» Work to do: Identify each line containing the word "image" and copy it.

:: Information shown ::

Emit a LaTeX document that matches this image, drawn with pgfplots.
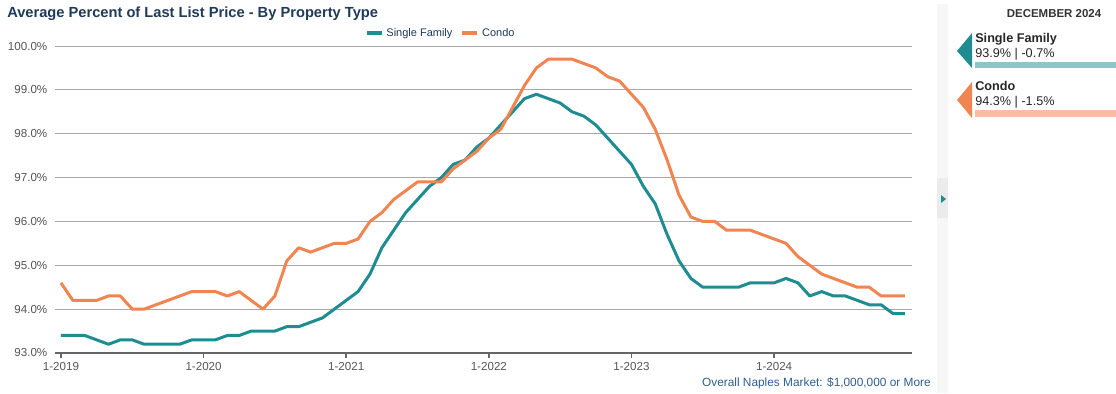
\documentclass[border=0pt]{standalone}
\usepackage{pgfplots}
\pgfplotsset{compat=1.18}
\usepackage{pgfplotstable}
\usepackage{fontspec}
\setmainfont{Liberation Sans}
\definecolor{teal1}{HTML}{1E8C91}
\definecolor{orng}{HTML}{F08552}
\definecolor{tealbar}{HTML}{8CC6C8}
\definecolor{orngbar}{HTML}{F6BFA3}
\definecolor{titlec}{HTML}{1F3A5A}
\definecolor{notec}{HTML}{2E5F8F}
\definecolor{tickc}{HTML}{555555}
\definecolor{gridc}{HTML}{A8A8A8}
\definecolor{axc}{HTML}{666666}

\pgfplotstableread{
m sf
0 93.4
1 93.4
2 93.4
3 93.3
4 93.2
5 93.3
6 93.3
7 93.2
8 93.2
9 93.2
10 93.2
11 93.3
12 93.3
13 93.3
14 93.4
15 93.4
16 93.5
17 93.5
18 93.5
19 93.6
20 93.6
21 93.7
22 93.8
23 94.0
24 94.2
25 94.4
26 94.8
27 95.4
28 95.8
29 96.2
30 96.5
31 96.8
32 97.0
33 97.3
34 97.4
35 97.7
36 97.9
37 98.2
38 98.5
39 98.8
40 98.9
41 98.8
42 98.7
43 98.5
44 98.4
45 98.2
46 97.9
47 97.6
48 97.3
49 96.8
50 96.4
51 95.7
52 95.1
53 94.7
54 94.5
55 94.5
56 94.5
57 94.5
58 94.6
59 94.6
60 94.6
61 94.7
62 94.6
63 94.3
64 94.4
65 94.3
66 94.3
67 94.2
68 94.1
69 94.1
70 93.9
71 93.9
}\sftable

\pgfplotstableread{
m condo
0 94.6
1 94.2
2 94.2
3 94.2
4 94.3
5 94.3
6 94.0
7 94.0
8 94.1
9 94.2
10 94.3
11 94.4
12 94.4
13 94.4
14 94.3
15 94.4
16 94.2
17 94.0
18 94.3
19 95.1
20 95.4
21 95.3
22 95.4
23 95.5
24 95.5
25 95.6
26 96.0
27 96.2
28 96.5
29 96.7
30 96.9
31 96.9
32 96.9
33 97.2
34 97.4
35 97.6
36 97.9
37 98.1
38 98.6
39 99.1
40 99.5
41 99.7
42 99.7
43 99.7
44 99.6
45 99.5
46 99.3
47 99.2
48 98.9
49 98.6
50 98.1
51 97.4
52 96.6
53 96.1
54 96.0
55 96.0
56 95.8
57 95.8
58 95.8
59 95.7
60 95.6
61 95.5
62 95.2
63 95.0
64 94.8
65 94.7
66 94.6
67 94.5
68 94.5
69 94.3
70 94.3
71 94.3
}\condotable

\begin{document}
\begin{tikzpicture}
\useasboundingbox[fill=white] (0,0) rectangle (837pt,294.75pt);
\begin{axis}[
  at={(41.25pt,30pt)}, anchor=south west,
  scale only axis, width=642.75pt, height=230.25pt,
  xmin=-0.5, xmax=71.6, ymin=93, ymax=100,
  axis x line=bottom, axis y line=left,
  x axis line style={draw=axc, line width=1.5pt, -},
  y axis line style={draw=none},
  xtick={0,12,24,36,48,60},
  xticklabels={1-2019,1-2020,1-2021,1-2022,1-2023,1-2024},
  ytick={93,94,95,96,97,98,99,100},
  yticklabels={93.0\%,94.0\%,95.0\%,96.0\%,97.0\%,98.0\%,99.0\%,100.0\%},
  tick align=outside,
  major x tick style={draw=axc, line width=1.2pt},
  major tick length=3.75pt,
  major y tick style={draw=none},
  ymajorgrids, grid style={draw=gridc, line width=0.75pt},
  ticklabel style={font=\fontsize{8.7pt}{10pt}\selectfont, text=tickc},
  yticklabel style={xshift=1.5pt},
  xticklabel style={yshift=0.5pt},
  legend columns=2,
  legend style={at={(0.4504,1.042)}, anchor=center, draw=none, fill=none,
    font=\fontsize{8.25pt}{9pt}\selectfont, text=titlec,
    /tikz/every even column/.append style={column sep=4pt},
    inner sep=0pt},
  legend image code/.code={\draw[line width=3pt] (0pt,0pt) -- (11.25pt,0pt);},
  clip=false,
]
\addplot[teal1, line width=2.25pt, line join=round] table[x=m, y=sf] {\sftable};
\addlegendentry{Single Family}
\addplot[orng, line width=2.25pt, line join=round] table[x=m, y=condo] {\condotable};
\addlegendentry{Condo}
\end{axis}
\begin{scope}[x=0.75pt, y=-0.75pt, yshift=294.75pt]
  % title
  \node[anchor=base west, text=titlec, font=\bfseries\fontsize{11pt}{12pt}\selectfont, inner sep=0pt] at (7,18) {Average Percent of Last List Price - By Property Type};
  % note
  \node[anchor=base east, text=notec, font=\fontsize{8.9pt}{10pt}\selectfont, inner sep=0pt] at (931,386) {Overall Naples Market: \$1,000,000 or More};
  % side strip
  \fill[black!3] (937,4) rectangle (948,393);
  \fill[black!8] (937,178) rectangle (948,218);
  \fill[teal1] (941,195) -- (946,199) -- (941,203) -- cycle;
  % right panel
  \node[anchor=base, text=black!80, font=\bfseries\fontsize{8.6pt}{9pt}\selectfont, inner sep=0pt] at (1054,18) {DECEMBER 2024};
  \fill[teal1] (957,51) -- (972,33) -- (972,68) -- cycle;
  \node[anchor=base west, text=black!85, font=\bfseries\fontsize{9.5pt}{10pt}\selectfont, inner sep=0pt] at (975,43) {Single Family};
  \node[anchor=base west, text=black!85, font=\fontsize{9.5pt}{10pt}\selectfont, inner sep=0pt] at (975,58) {93.9\% | -0.7\%};
  \fill[tealbar] (975,62) rectangle (1116,68);
  \fill[orng] (957,100) -- (972,82) -- (972,118) -- cycle;
  \node[anchor=base west, text=black!85, font=\bfseries\fontsize{9.5pt}{10pt}\selectfont, inner sep=0pt] at (975,91) {Condo};
  \node[anchor=base west, text=black!85, font=\fontsize{9.5pt}{10pt}\selectfont, inner sep=0pt] at (975,106) {94.3\% | -1.5\%};
  \fill[orngbar] (975,110) rectangle (1116,117);
\end{scope}
\end{tikzpicture}
\end{document}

:::

» Response for this exercise:
Emit a LaTeX document that matches this image, drawn with pgfplots.
  legend image code/.code={\draw[line width=3pt] (0pt,0pt) -- (11.25pt,0pt);},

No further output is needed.